Evans recommends picking a minimum of two pumps to handle the peak flow. "This avoids putting the entire bypass on one machine, and will avoid short cycling of a large pump. This is before adding a standby or backup pump to the selection," he states. In addition, all pumps on the job should be the same size to ensure redundancy.

"All pump manufacturers show curves that indicate the hydraulic potential of a pump," Evans continues. "Keep in mind that hydraulic performance can be greatly affected (up to 50%) by the suction and discharge length associated with the application. As a general rule, the elevation needed for the application should be half or below half of the pump shutoff elevation.
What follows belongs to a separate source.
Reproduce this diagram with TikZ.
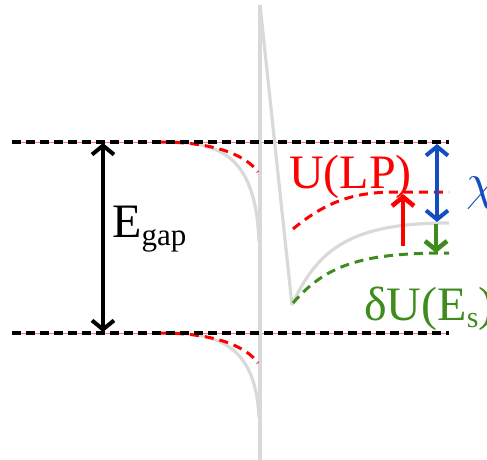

This rule accounts for hose/pipe friction loss."

Height also affects the pressure required by the pump. "Mostly, the pressure required is found by adding the vertical heights needed and the friction losses through the pipes," says Conway.
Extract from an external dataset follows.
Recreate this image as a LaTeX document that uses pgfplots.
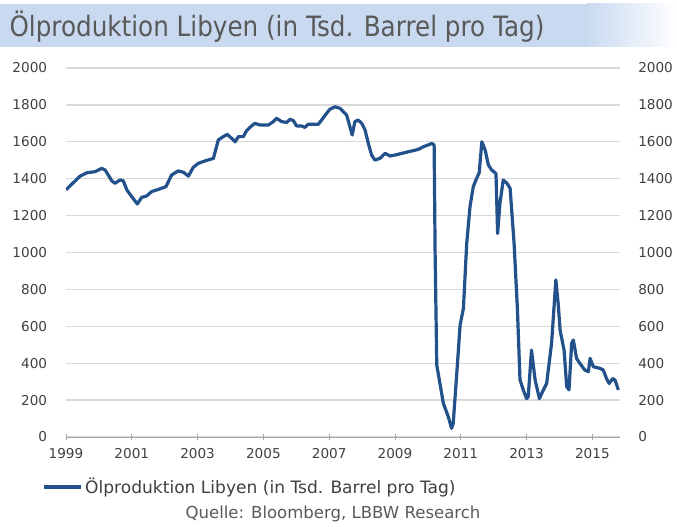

Given the complexities involved, don't hesitate to seek experienced assistance. Pump suppliers can be a vital resource to help you quickly assess project requirements. For example, Conway notes, "We offer a pump application checklist that the customer fills out, and the pump supplier assists with the best selection for the job."

For more complex dewatering tasks, you may want an expert on site to size up the situation. "Within a couple of minutes, they can typically come up with a pump selection size, whether it is a high-head or low-head application," says Widrick.

It's important to seek out qualified advice. "Pump distributors/dealers have general knowledge of pump applications. But the best place to get advice is from firms that routinely use pumps in everyday operations and have the background in pump systems and applications," Soto emphasizes. "There is no better tool than experience."